## WORKING DATA

+-------+

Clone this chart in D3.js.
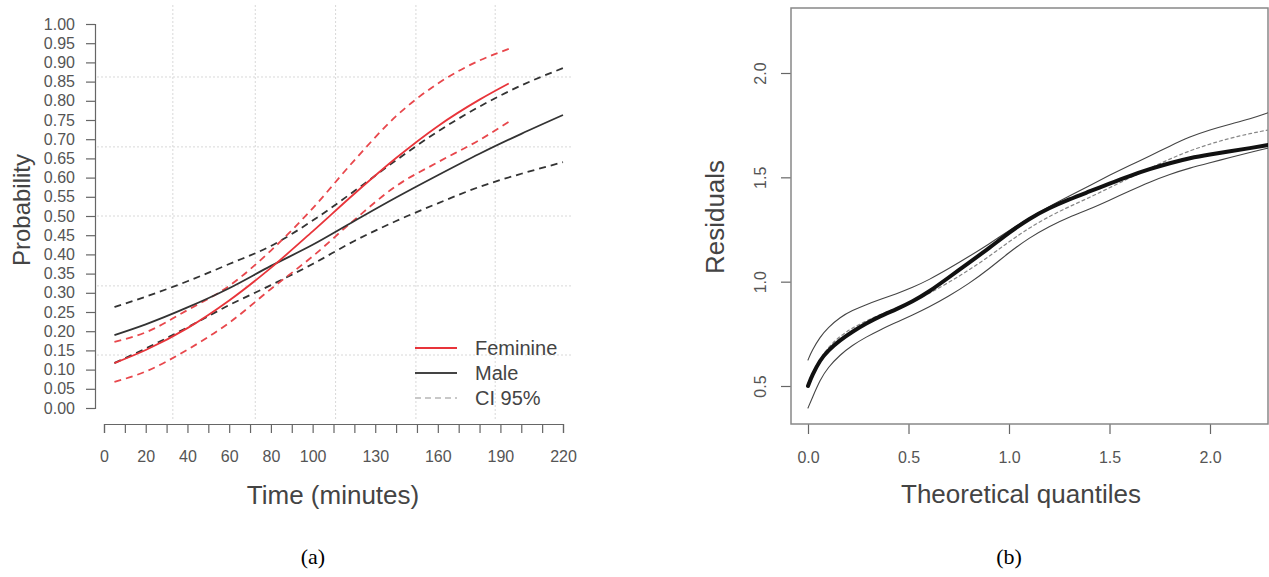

+-------+

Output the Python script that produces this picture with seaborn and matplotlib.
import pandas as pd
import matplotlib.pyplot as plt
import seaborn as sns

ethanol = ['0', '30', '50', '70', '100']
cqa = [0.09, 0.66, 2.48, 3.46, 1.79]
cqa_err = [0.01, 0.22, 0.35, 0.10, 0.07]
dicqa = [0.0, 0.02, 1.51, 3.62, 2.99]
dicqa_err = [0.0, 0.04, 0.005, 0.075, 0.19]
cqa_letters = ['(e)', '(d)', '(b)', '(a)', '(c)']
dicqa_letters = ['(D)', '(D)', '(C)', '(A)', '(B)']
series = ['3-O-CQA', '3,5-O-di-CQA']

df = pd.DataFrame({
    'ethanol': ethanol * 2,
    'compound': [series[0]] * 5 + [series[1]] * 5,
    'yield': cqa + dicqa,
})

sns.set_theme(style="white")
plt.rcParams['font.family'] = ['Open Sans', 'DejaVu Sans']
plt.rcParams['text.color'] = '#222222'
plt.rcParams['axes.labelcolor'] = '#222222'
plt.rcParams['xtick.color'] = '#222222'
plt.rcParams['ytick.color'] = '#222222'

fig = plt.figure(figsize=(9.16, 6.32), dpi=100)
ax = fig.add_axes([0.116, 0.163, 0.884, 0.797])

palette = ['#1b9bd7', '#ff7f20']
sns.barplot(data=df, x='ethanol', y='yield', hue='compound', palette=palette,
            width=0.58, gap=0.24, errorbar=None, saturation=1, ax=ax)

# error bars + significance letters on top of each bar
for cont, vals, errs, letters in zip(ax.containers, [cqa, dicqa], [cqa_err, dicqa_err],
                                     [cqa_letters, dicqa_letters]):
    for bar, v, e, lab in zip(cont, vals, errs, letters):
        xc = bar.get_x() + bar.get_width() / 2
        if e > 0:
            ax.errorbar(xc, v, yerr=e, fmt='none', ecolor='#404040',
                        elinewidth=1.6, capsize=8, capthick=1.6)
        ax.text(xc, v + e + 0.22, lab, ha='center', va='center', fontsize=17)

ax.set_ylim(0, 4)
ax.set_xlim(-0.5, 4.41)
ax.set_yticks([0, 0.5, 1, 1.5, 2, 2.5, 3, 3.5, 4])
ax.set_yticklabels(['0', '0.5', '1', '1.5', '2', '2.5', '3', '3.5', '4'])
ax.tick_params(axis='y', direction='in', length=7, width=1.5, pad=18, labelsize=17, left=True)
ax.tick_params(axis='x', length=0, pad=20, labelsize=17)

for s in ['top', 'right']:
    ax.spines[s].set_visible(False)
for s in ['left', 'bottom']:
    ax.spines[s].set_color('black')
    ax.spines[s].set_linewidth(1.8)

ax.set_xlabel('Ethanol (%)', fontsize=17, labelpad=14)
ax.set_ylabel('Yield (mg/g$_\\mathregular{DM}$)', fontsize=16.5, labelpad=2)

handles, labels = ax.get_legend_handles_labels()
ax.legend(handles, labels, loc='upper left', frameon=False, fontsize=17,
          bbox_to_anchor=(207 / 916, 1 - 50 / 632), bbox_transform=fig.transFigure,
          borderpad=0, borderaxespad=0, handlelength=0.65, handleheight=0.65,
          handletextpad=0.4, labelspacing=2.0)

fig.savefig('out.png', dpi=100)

+-------+

## CHALLENGE
Quote the data above from the line containing "Output the Python" to the line containing "ax = fig.add_axes([0.116, 0.163, 0.884, 0.797])", inclusive, and stop.

## EXPECTED OUTPUT
Output the Python script that produces this picture with seaborn and matplotlib.
import pandas as pd
import matplotlib.pyplot as plt
import seaborn as sns

ethanol = ['0', '30', '50', '70', '100']
cqa = [0.09, 0.66, 2.48, 3.46, 1.79]
cqa_err = [0.01, 0.22, 0.35, 0.10, 0.07]
dicqa = [0.0, 0.02, 1.51, 3.62, 2.99]
dicqa_err = [0.0, 0.04, 0.005, 0.075, 0.19]
cqa_letters = ['(e)', '(d)', '(b)', '(a)', '(c)']
dicqa_letters = ['(D)', '(D)', '(C)', '(A)', '(B)']
series = ['3-O-CQA', '3,5-O-di-CQA']

df = pd.DataFrame({
    'ethanol': ethanol * 2,
    'compound': [series[0]] * 5 + [series[1]] * 5,
    'yield': cqa + dicqa,
})

sns.set_theme(style="white")
plt.rcParams['font.family'] = ['Open Sans', 'DejaVu Sans']
plt.rcParams['text.color'] = '#222222'
plt.rcParams['axes.labelcolor'] = '#222222'
plt.rcParams['xtick.color'] = '#222222'
plt.rcParams['ytick.color'] = '#222222'

fig = plt.figure(figsize=(9.16, 6.32), dpi=100)
ax = fig.add_axes([0.116, 0.163, 0.884, 0.797])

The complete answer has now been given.